Goethes Interesse an dem Islam und dem Sufismus mit Berücksichtigung von Auszügen aus "West-östlicher Divan"


Dossier / Travail, 2017

19 Pages, Note: 2,0


Extrait


Inhaltsverzeichnis

1 Einleitung

2 Was ist Sufismus?

3 Gründe für Goethes Interesse an dem Sufismus
3.1 Pantheismus
3.2 Faszination für den Propheten Mohammed

4 Sufistische Motive in west-östlicher Divan
4.1 Motiv der Liebe
4.2 Motiv der Natur

5 Fazit

Literaturverzeichnis

1 Einleitung

„Närrisch, daß jeder in seinem Falle seine besondere Meinung preist! Wenn Islam "Gott ergeben" heißt, in Islam leben und sterben wir alle.“1

Dieses Zitat von Goethe ist nur eines von vielen, in dem er sich für seine Begeisterung für den Islam ausspricht und offenkundig seine Sympathie für diese Religion preisgibt. Manch einen Christen erinnern diese Worte an ein ähnliches Zitat aus der Bibel im Römerbrief, da heißt es: „Leben wir, so leben wir dem Herrn; sterben wir, so sterben wir dem Herrn. Darum: wir leben oder sterben, so sind wir des Herrn.“2 Wie kommt es nun, dass Goethe nicht die Bibel zitiert, sondern sich stattdessen dem Islam zuwendet und die Gottergebenheit anhand einer orientalischen Religion verdeutlicht?

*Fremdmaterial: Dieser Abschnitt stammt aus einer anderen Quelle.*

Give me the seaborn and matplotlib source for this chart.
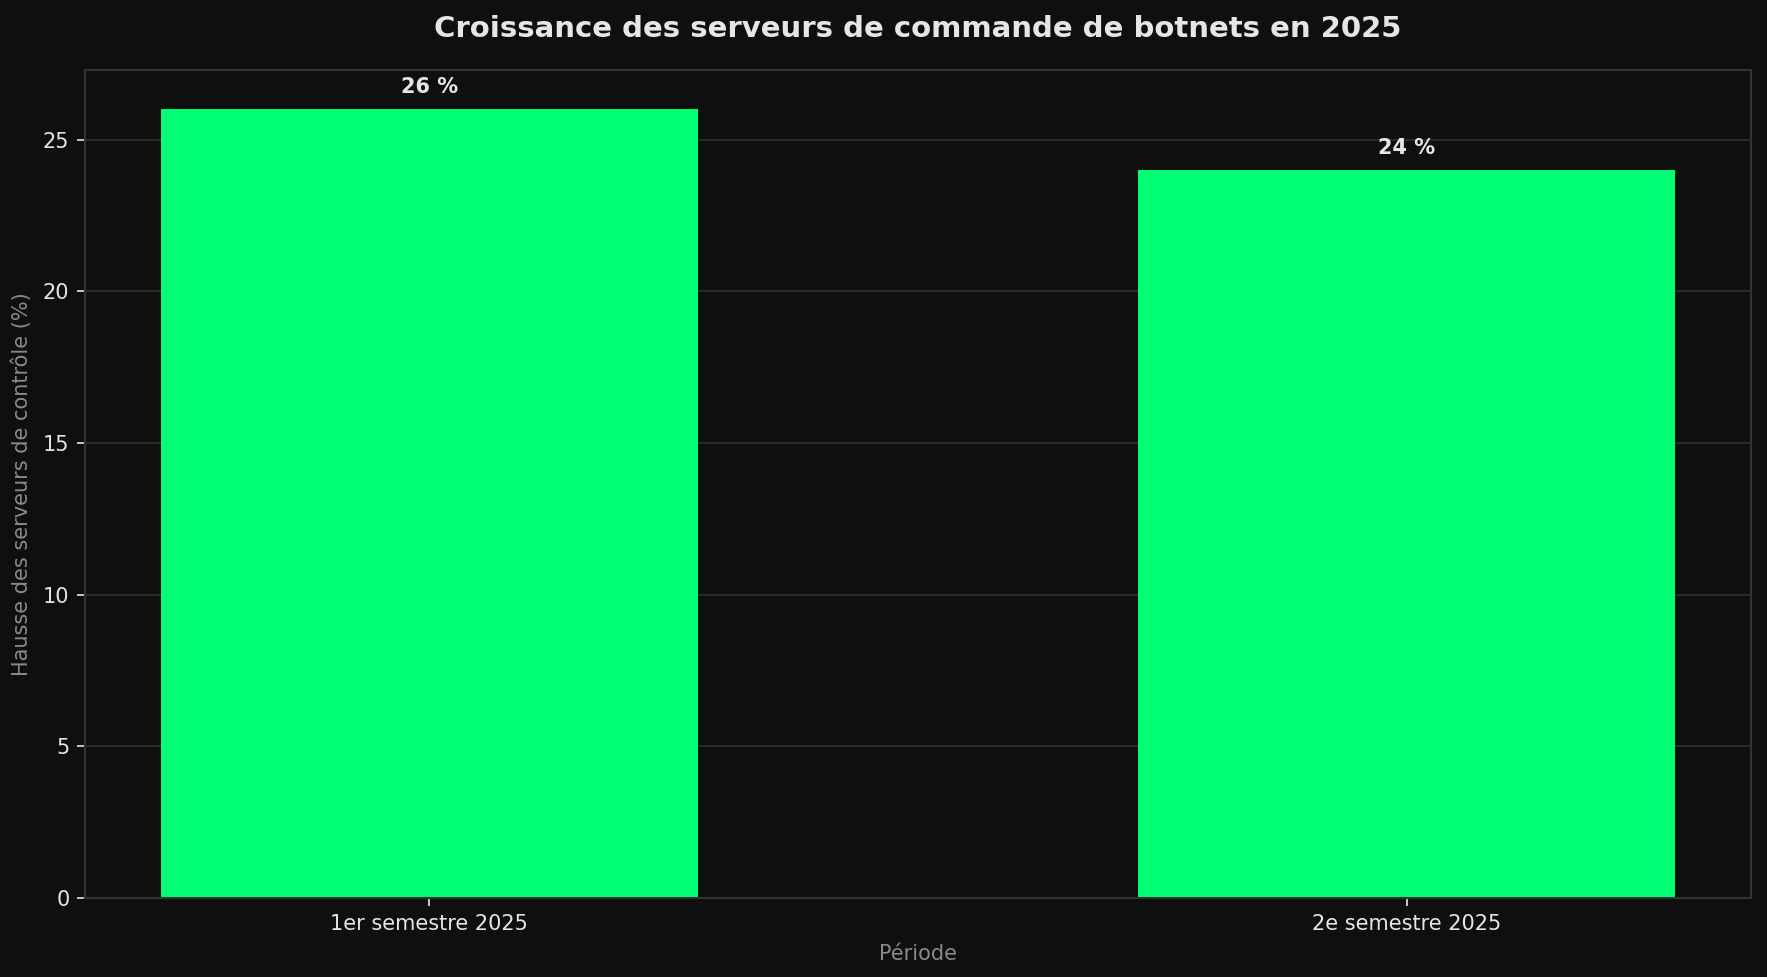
import matplotlib
matplotlib.use("Agg")
import matplotlib.pyplot as plt
import seaborn as sns
import pandas as pd

periodes = ["1er semestre 2025", "2e semestre 2025"]
hausse = [26, 24]
etiquettes = ["26 %", "24 %"]

BG = "#0f0f0f"
sns.set_theme(style="dark")
plt.rcParams["font.family"] = ["DejaVu Sans"]

fig = plt.figure(figsize=(1767 / 150, 977 / 150), dpi=150, facecolor=BG)
ax = fig.add_axes([85 / 1767, 1 - 898 / 977, (1751 - 85) / 1767, (898 - 70) / 977])
ax.set_facecolor(BG)

df = pd.DataFrame({"Période": periodes, "Hausse": hausse})
sns.barplot(data=df, x="Période", y="Hausse", color="#00ff75", saturation=1,
            width=0.55, ax=ax, linewidth=0)

# matplotlib-style 5% margins around the bars
x0 = min(p.get_x() for p in ax.patches)
x1 = max(p.get_x() + p.get_width() for p in ax.patches)
pad = 0.05 * (x1 - x0)
ax.set_xlim(x0 - pad, x1 + pad)

for i, (v, lab) in enumerate(zip(hausse, etiquettes)):
    ax.annotate(lab, (i, v), xytext=(0, 6), textcoords="offset points",
                ha="center", va="bottom", fontsize=10, fontweight="bold",
                color="#e6e6e6")

ax.set_ylim(0, 27.3)
ax.yaxis.grid(True, color="#2a2a2a", linewidth=1)
ax.xaxis.grid(False)
ax.set_axisbelow(True)
for s in ax.spines.values():
    s.set_visible(True)
    s.set_color("#333333")
    s.set_linewidth(1)

ax.tick_params(axis="both", colors="#e6e6e6", labelsize=10, length=4, width=0.8,
               left=True, bottom=True)
ax.set_xlabel("Période", color="#8a8a8a", fontsize=10, labelpad=5)
ax.set_ylabel("Hausse des serveurs de contrôle (%)", color="#8a8a8a", fontsize=10,
              labelpad=5)
ax.set_title("Croissance des serveurs de commande de botnets en 2025",
             color="#e6e6e6", fontsize=14, fontweight="bold", pad=16)

fig.savefig("out.png", dpi=150, facecolor=BG)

Ist es ein Zeichen von Rebellion gegen das Christentum oder ein Versuch, Religionen durch die Ehrfurcht vor einem Gott zu verbinden?

Freilich darf diese Zuwendung zu einer nichtchristlichen Religion nicht außerhalb des geschichtlichen Kontextes betrachtet werden. Im Zuge des Zeitalters der Aufklärung im 17. Jahrhundert, war die Toleranz ein ganz zentrales Thema, welches vor allem die Intellektuellen beschäftigte.3 Gerade nach den vielen Jahrhunderten, die von kriegerischen Konfrontationen zwischen Islam und Christentum geprägt waren, können ernsthafte Bestrebungen seitens einiger Gebildeten festgestellt werden, dem Islam neutral und ohne Vorurteile zu begegnen.4

Obwohl der größte und bekannteste Vertreter der Aufklärung und der Toleranz wohl Gotthold Ephraim Lessing ist, der mit seinem Roman Nathan der Weise (1779) bekennt, dass seiner Ansicht nach nicht die Religion von Bedeutung ist, sondern das Handeln der Anhänger dieser Religion,5 spielt auch Goethe in dem Dialog der Religionen eine nicht unbedeutende Rolle. Seine Öffnung zu dem Islam und seiner Mystik hat jedoch im Gegensatz zu vielen anderen Schriftstellern einen persönlichen Charakter. In dem Islam oder vielmehr dem mystischen Zweig des Islams, dem Sufismus, findet Goethe nicht nur seine tiefsten Überzeugungen wieder, sondern auch seinen Wunsch nach der Freisetzung einer schöpferischen Kraft.6 Es kann also festgehalten werden, dass die Beschäftigung mit dem Islam das Innerste von Goethe bewegt und er somit nicht nur für Toleranz gegenüber der Religion plädiert, sondern sich vielmehr selber dem Rausch der Schönheit des Sufismus hingibt. Gerade diese persönliche Anziehung zu der orientalischen Religion veranlasst ihn auch dazu, die deutsche Übersetzung des Korans von dem Professor Megerlin, aufgrund der mangelnden Vermittlung der Größe des Korans, öffentlich zu kritisieren.7

In den folgenden Kapiteln wollen wir zunächst versuchen zu erklären, was Sufismus bedeutet. Im Anschluss daran werden wir zwei konkrete Gründe für Goethes Liebe zum Islam erarbeiten, wobei diese keineswegs einen Anspruch auf Vollständigkeit erheben. Sie dienen eher als erster Wegweiser zum Verständnis für Goethes Interesse an der orientalischen Religion. Des Weiteren werden wir anhand von Auszügen aus dem west-östlichen Divan zwei verschiedene sufistische Motive verdeutlichen. Im anschließenden Fazit werden die gewonnenen Erkenntnisse zusammengefasst und im Hinblick auf die oben gestellten Fragen nach den Gründen für die Zuwendung zum Islam und der Rebellion gegen das Christentum ausgewertet.

2 Was ist Sufismus?

Nachdem in der Einleitung die Begriffe Sufismus und Islam beinah synonym benutzt wurden, soll nun der Sufismus genauer beleuchtet werden, um ihn als Zweig des Islams zu benennen, ihn jedoch nicht mehr mit ihm gleichzusetzen. Diese Erörterung ist nur der Anfang und kann nicht alle Facetten des Sufismus umfassen. Das Ziel der folgenden Darstellung soll sein, einen Einblick in diese Mystik zu erlangen, um in den kommenden Kapiteln die weiteren Analysen zu verstehen.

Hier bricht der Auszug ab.